◆ THE RECORDS
* begin *
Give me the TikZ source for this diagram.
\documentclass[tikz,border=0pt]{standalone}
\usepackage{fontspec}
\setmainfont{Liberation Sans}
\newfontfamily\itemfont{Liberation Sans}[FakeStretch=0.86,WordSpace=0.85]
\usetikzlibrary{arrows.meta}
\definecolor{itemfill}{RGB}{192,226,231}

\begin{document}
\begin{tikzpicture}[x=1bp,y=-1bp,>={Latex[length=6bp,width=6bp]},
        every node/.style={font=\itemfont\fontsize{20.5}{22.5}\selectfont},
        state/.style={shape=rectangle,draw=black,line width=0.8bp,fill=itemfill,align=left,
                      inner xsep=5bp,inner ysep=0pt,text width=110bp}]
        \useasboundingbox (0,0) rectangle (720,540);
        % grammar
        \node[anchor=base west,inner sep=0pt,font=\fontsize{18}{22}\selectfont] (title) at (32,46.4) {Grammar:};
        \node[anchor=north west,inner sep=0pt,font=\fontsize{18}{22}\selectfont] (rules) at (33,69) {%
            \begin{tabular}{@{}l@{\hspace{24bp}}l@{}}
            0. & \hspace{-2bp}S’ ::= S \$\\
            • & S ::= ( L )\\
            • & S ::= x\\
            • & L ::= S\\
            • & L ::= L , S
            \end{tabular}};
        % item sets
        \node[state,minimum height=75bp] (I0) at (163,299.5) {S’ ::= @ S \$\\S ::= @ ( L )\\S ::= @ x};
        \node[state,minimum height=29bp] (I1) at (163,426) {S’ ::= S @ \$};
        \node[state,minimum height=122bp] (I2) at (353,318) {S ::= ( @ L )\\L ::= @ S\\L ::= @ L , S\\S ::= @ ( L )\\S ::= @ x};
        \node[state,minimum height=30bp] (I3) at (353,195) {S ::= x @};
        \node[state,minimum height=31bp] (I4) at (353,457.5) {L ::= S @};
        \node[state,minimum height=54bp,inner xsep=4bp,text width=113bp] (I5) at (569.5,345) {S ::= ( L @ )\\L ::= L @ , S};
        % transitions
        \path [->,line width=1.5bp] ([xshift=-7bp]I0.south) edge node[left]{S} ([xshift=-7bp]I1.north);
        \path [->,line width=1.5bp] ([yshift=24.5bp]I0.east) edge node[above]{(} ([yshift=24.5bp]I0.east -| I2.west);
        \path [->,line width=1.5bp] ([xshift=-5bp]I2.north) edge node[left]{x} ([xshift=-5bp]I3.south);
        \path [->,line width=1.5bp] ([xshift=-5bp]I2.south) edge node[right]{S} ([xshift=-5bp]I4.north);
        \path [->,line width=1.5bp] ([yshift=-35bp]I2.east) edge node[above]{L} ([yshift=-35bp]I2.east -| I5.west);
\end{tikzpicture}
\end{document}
* end *
* begin *
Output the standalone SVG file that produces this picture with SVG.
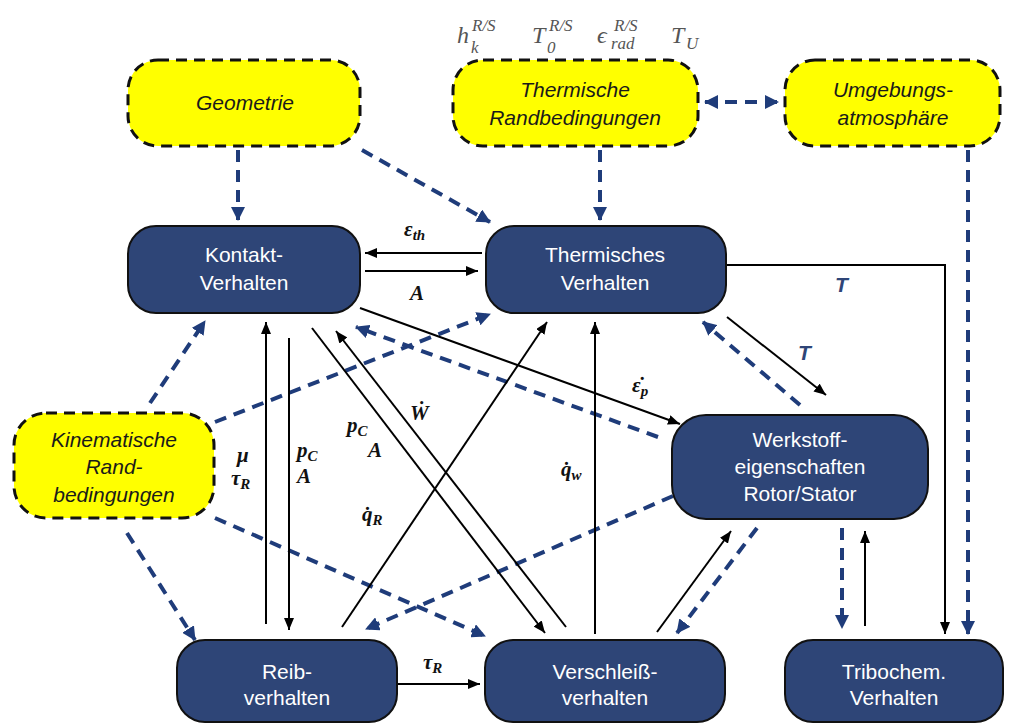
* end *
Go over the records above and tally each line that includes "this". Give the total by itself.

2